Thursday 21 November 2019

Folklore snippets: The Gwyllion







From ‘British Goblins’ by Wirt Sikes, 1880:

"The Gwyllion are female fairies of frightful characteristics, who haunt lonely roads in the Welsh mountains and lead night-wanderers astray.  The Welsh word gwyll is variously used to signify gloom, shade, duskiness, a hag, a witch, a fairy and a goblin; but its special application is to these mountain fairies of gloomy and harmful habits, as distinct from the Ellyllon of the forest glades and dingles, which are more often beneficent. The Gwyllion take on a more distinct individuality under another name – as the Ellyllon do in mischievous Puck – and the Old Woman of the Mountain typifies all her kind. She is very carefully described… in the guise in which she haunted Llanhyddel Mountain in Monmouthshire.
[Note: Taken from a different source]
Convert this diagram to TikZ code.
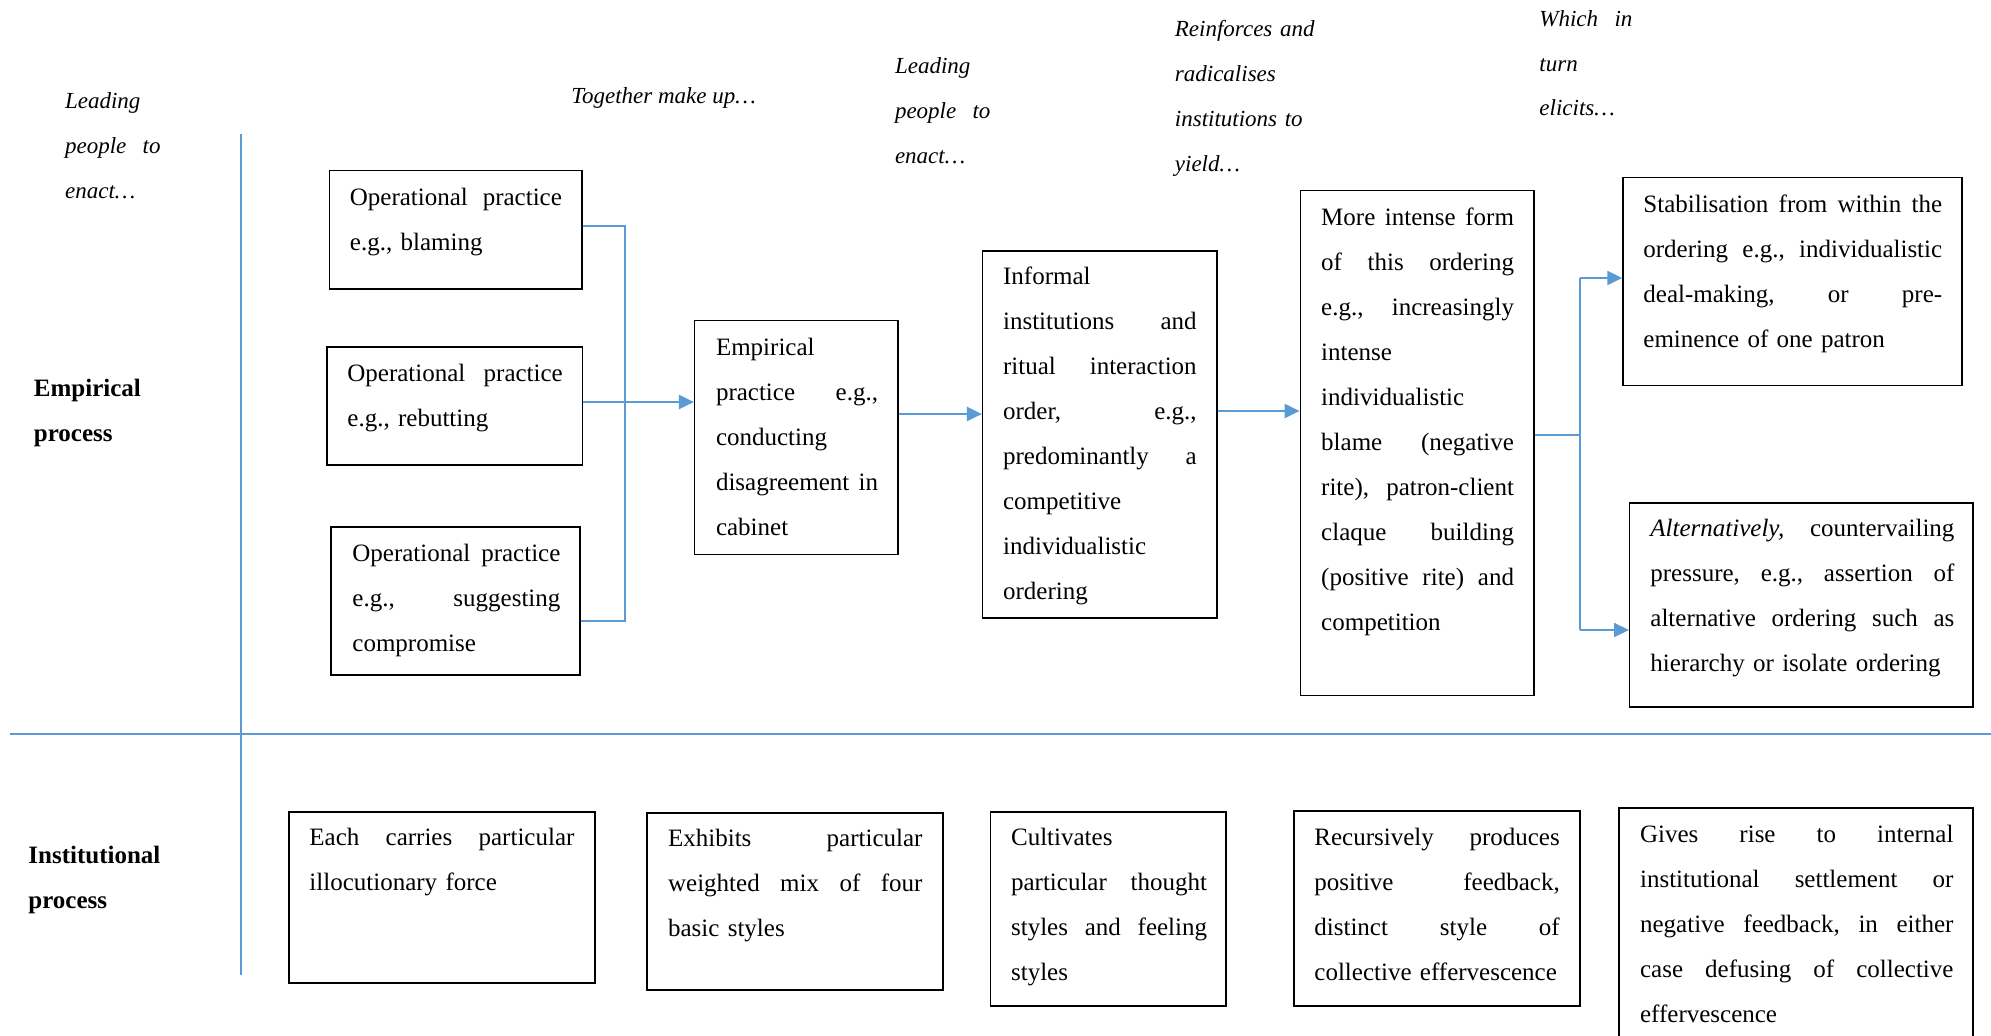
\documentclass[tikz,border=0pt]{standalone}
\usepackage{fontspec}
\setmainfont{Liberation Serif}
\usetikzlibrary{arrows.meta,fit}
\definecolor{lineblue}{HTML}{5B9BD5}
\newcommand{\jl}[1]{\leavevmode\hbox to \hsize{#1}}
\tikzset{
  box/.style={draw=black, line width=0.7pt, inner sep=0pt},
  txt/.style={anchor=base west, inner sep=0pt, align=left, font={\fontsize{12.5}{22.5}\selectfont}},
  lab/.style={anchor=base west, inner sep=0pt, align=left, font={\fontsize{11.5}{22.5}\selectfont\itshape}},
  blab/.style={anchor=base west, inner sep=0pt, align=left, font={\fontsize{12.5}{22.5}\selectfont\bfseries}},
  conn/.style={draw=lineblue, line width=0.8pt},
  arr/.style={draw=lineblue, line width=1.1pt, -{Triangle[length=7.5pt,width=7pt]}},
  divider/.style={draw=lineblue, line width=0.8pt},
}
\begin{document}
\begin{tikzpicture}[x=0.5pt,y=-0.5pt]
\useasboundingbox (0,0) rectangle (1991,1035);
\fill[white] (0,0) rectangle (1991,1035);
\clip (0,0) rectangle (1991,1035);

% dividers
\draw[divider] (10,734) -- (1991,734);
\draw[divider] (241,134) -- (241,975);

% side labels
\node[blab, text width=70pt] (lemp) at (33.5,396) {Empirical\\process};
\node[blab, text width=70pt] (linst) at (28,863) {Institutional\\process};

% italic labels
\node[lab, text width=47.7pt] (l1) at (64.7,108.5) {Leading\\\jl{people\hfil to}\\enact…};
\node[lab] (l2) at (571,103.6) {Together make up…};
\node[lab, text width=47.7pt] (l3) at (894.6,73.7) {Leading\\\jl{people\hfil to}\\enact…};
\node[lab, text width=80pt] (l4) at (1174.5,36.6) {Reinforces and\\radicalises\\institutions to\\yield…};
\node[lab, text width=46.5pt, font={\fontsize{11.5}{22.25}\selectfont\itshape}] (l5) at (1539,26.6) {\jl{Which\hfil in}\\turn\\elicits…};

% boxes (empirical row)
\node[box, fit={(329.5,170.5) (582,289)}] (op1) {};
\node[box, fit={(327,347) (582.6,465)}] (op2) {};
\node[box, fit={(331,527) (580,675)}] (op3) {};
\node[box, fit={(694.6,320.5) (897.8,554.5)}] (emp) {};
\node[box, fit={(982.6,251) (1217,618)}] (inf) {};
\node[box, fit={(1300.3,190.5) (1534,695.6)}] (mi) {};
\node[box, fit={(1623,177.7) (1962,385.7)}] (stab) {};
\node[box, fit={(1629.7,502.8) (1973,707)}] (alt) {};

% boxes (institutional row)
\node[box, fit={(289,812) (595,983)}] (each) {};
\node[box, fit={(647,813) (943,990)}] (exh) {};
\node[box, fit={(990.4,812) (1226,1006)}] (cult) {};
\node[box, fit={(1294,811) (1580,1006)}] (rec) {};
\node[box, fit={(1619,808) (1973,1060)}] (gives) {};

% texts
\node[txt, text width=106pt] (top1) at (349.5,205) {\jl{Operational\hfil practice}\\e.g., blaming};
\node[txt, text width=107.7pt] (top2) at (347,381.7) {\jl{Operational\hfil practice}\\e.g., rebutting};
\node[txt, text width=104pt] (top3) at (352,561) {\jl{Operational\hfil practice}\\\jl{e.g.,\hfil suggesting}\\compromise};
\node[txt, text width=81pt] (temp) at (715.6,355) {Empirical\\\jl{practice\hfil e.g.,}\\conducting\\\jl{disagreement\hfil in}\\cabinet};
\node[txt, text width=96.8pt] (tinf) at (1002.7,284.4) {Informal\\\jl{institutions\hfil and}\\\jl{ritual\hfil interaction}\\\jl{order,\hfil e.g.,}\\\jl{predominantly\hfil a}\\competitive\\individualistic\\ordering};
\node[txt, text width=96.4pt] (tmi) at (1320.8,225) {\jl{More\hfil intense\hfil form}\\\jl{of\hfil this\hfil ordering}\\\jl{e.g.,\hfil increasingly}\\intense\\individualistic\\\jl{blame\hfil (negative}\\\jl{rite),\hfil patron-client}\\\jl{claque\hfil building}\\\jl{(positive\hfil rite)\hfil and}\\competition};
\node[txt, text width=149.4pt] (tstab) at (1643,212) {\jl{Stabilisation\hfil from\hfil within\hfil the}\\\jl{ordering\hfil e.g.,\hfil individualistic}\\\jl{deal-making,\hfil or\hfil pre-}\\eminence of one patron};
\node[txt, text width=152pt] (talt) at (1650,536) {\jl{\textit{Alternatively,}\hfil countervailing}\\\jl{pressure,\hfil e.g.,\hfil assertion\hfil of}\\\jl{alternative\hfil ordering\hfil such\hfil as}\\hierarchy or isolate ordering};

\node[txt, text width=132.5pt] (teach) at (309,845.7) {\jl{Each\hfil carries\hfil particular}\\illocutionary force};
\node[txt, text width=127.2pt] (texh) at (667.7,846.7) {\jl{Exhibits\hfil particular}\\\jl{weighted\hfil mix\hfil of\hfil four}\\basic styles};
\node[txt, text width=98pt] (tcult) at (1010.7,845) {Cultivates\\\jl{particular\hfil thought}\\\jl{styles\hfil and\hfil feeling}\\styles};
\node[txt, text width=122.7pt] (trec) at (1314,845) {\jl{Recursively\hfil produces}\\\jl{positive\hfil feedback,}\\\jl{distinct\hfil style\hfil of}\\collective effervescence};
\node[txt, text width=156.7pt] (tgives) at (1639.7,842.7) {\jl{Gives\hfil rise\hfil to\hfil internal}\\\jl{institutional\hfil settlement\hfil or}\\\jl{negative\hfil feedback,\hfil in\hfil either}\\\jl{case\hfil defusing\hfil of\hfil collective}\\effervescence};

% connectors
\coordinate (j1) at (625,226);
\coordinate (j2) at (625,402);
\coordinate (j3) at (625,621);
\draw[conn] (op1.east |- j1) -- (j1) -- (j3) -- (op3.east |- j3);
\draw[conn] (op2.east |- j2) -- (j2);
\draw[arr] (j2) -- (emp.west |- j2);

\coordinate (r1) at (0,414);
\draw[arr] (emp.east |- r1) -- (inf.west |- r1);
\coordinate (r2) at (0,411);
\draw[arr] (inf.east |- r2) -- (mi.west |- r2);

\coordinate (k0) at (1580,435);
\coordinate (k1) at (1580,278);
\coordinate (k2) at (1580,630);
\draw[conn] (mi.east |- k0) -- (k0);
\draw[conn] (k1) -- (k2);
\draw[arr] (k1) -- (stab.west |- k1);
\draw[arr] (k2) -- (alt.west |- k2);
\end{tikzpicture}
\end{document}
This was the semblance of a poor old woman, with an oblong four-cornered hat, ash-coloured clothes, her apron thrown across her shoulder, with a pot or wooden can in her hand, such as poor people carry to fetch milk in. always going before the spectator, and sometimes crying ‘Wow up!’ This is an English form of a Welsh cry of distress, ‘Wwb!’ or ‘Ww-bwb!’  Those who saw this apparition would be sure to lose their way…

When people first lost their way and saw her before them, they used to hurry forward and try to catch her, supposing her to be a flesh-and-blood woman who could set them right; but they never could overtake her, and she on her part never looked back; so that no man ever saw her face. She has also been seen on the Black Mountain in Breconshire."